Comme de nombreux voyageurs actuels, Valentin va mettre à l’épreuve sa fibre citoyenne en entretenant des relations régulières avec des écoliers, il va quotidiennement ramasser des déchets le long de sa route mais, surtout, il va mettre à l’épreuve son goût des rencontres – on parle souvent du caractère rugueux des Scandinaves – et son amour pour la nature, exigeante dans ces contrées nordiques mais ô combien authentique.
Ouvrir ce livre, c’est partir à l’aventure avec Valentin qui nous emporte avec talent, sincérité et chaleur, dans ses sacoches pour découvrir des lieux et des personnages hors du commun. Au risque de ne plus pouvoir le refermer avant sa conclusion…
Thibault Clémenceau
Un duo vers l’inconnu
418 pages, 18,99 €, Autoédition disponible auprès de l’auteur.
De chez moi à chez toi à vélo, quoi de plus banal ? Sauf, peut-être, quand lui, Thibault, est français et qu’elle, Khanh Nguyen, est vietnamienne, qu’ils viennent de se marier et de décider d’aller de chez l’un à chez l’autre à bicyclette !
Un an, seize mille kilomètres, une sacrée mise à l’épreuve pour ce jeune couple qui, après avoir convaincu les familles respectives, va peaufiner son projet, intitulé Non La, du nom de ces chapeaux coniques omniprésents au Vietnam. Collecte de fonds pour une école, choix de l’itinéraire fortement influencé par la situation géopolitique puis sanitaire, péripéties familiales vont ponctuer un voyage atypique, du fait de la composition du couple, et laissant le temps de découvrir, de se faire sa propre opinion, au risque d’être déçu faute d’avoir trouvé les plus belles choses.

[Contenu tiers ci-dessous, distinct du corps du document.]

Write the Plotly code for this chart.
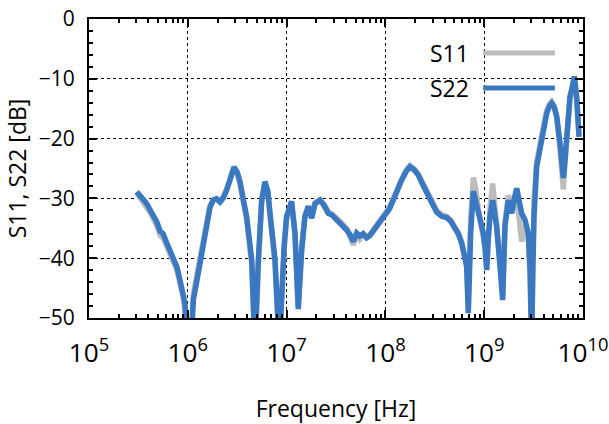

Volontairement écrit à partir des souvenirs et des photos et non, comme souvent, autour des notes prises pendant le voyage, ce récit nous présente un couple d’une grande générosité et qui sait porter sur les aléas de la vie un regard lucide mais optimiste, se concluant par cette injonction propre à éclairer l’existence : Deviens ce que tu es.
Anne Clémencet-David
À vélo sur les Chemins bretons de Compostelle
243 pages, 19,50 €, Autoédition disponible auprès de l’autrice.
Il est de coutume de dire qu’il y a autant de chemins de Compostelle qu’il y a de pèlerins. Itinéraires principaux, secondaires, de jonction, selon le point de départ, ils sont plus ou moins connus, balisés, empruntés. Anne les connaît bien, elle qui « pèlerine » depuis plus de trente ans et défend à travers ses ouvrages la diversité des pratiques, des moyens de transport, des durées de marche ou de pédalage.
Qu’en est-il de la Bretagne et de ses trois itinéraires principaux, plus ou moins historiques ? Sont-ils vraiment accessibles, quelles traces laissent-ils sur le terrain ou bien dans le quotidien des riverains de ces chemins ? Autant de questions auxquelles Anne, son VAE et son fourgon, tente de répondre dans cet ouvrage qui vient quelque peu dépoussiérer la « mythologie » du pèlerinage vers Saint-Jacques.
D’un humour discret mais toujours de bon aloi, revenant régulièrement à de précédentes expériences, sachant traduire un amour délicat pour la Bretagne, Anne nous invite ici, au-delà des limites géographiques, à nous faire pèlerins et à aller voir ce qu’est le Chemin pour nous !
Dean Nicholson
Le monde selon Nala
320 pages, 18,90 €, City Éditions
Parler de « feel good » est devenu un lieu commun, que ce soit en matière cinématographique, littéraire ou sur les réseaux dits sociaux qui en font leurs choux gras. Dans ce segment, les animaux jouent un rôle important et il n’est pas rare que, pour provoquer quelques clics « populaires » supplémentaires, les animaux soient mis en avant, à commencer par les chats.
De là à soupçonner, dans ce récit, un coup commercial en mettant en valeur Nala, petite chatte trouvée abandonnée au bord de la route, au centre de ce récit de tour du monde à bicyclette, il n’y a qu’un pas… Qu’il serait cependant réducteur de franchir, tant la narration de cette aventure va au-delà de cette tentation éditoriale et invite le lecteur à s’attendre à l’inattendu.
Qu’il soit ailurophile ou simple amoureux de la petite reine, chacun saura trouver dans ce livre généreux et rempli de bons sentiments une raison supplémentaire de ne pas se laisser aller à la morosité ambiante.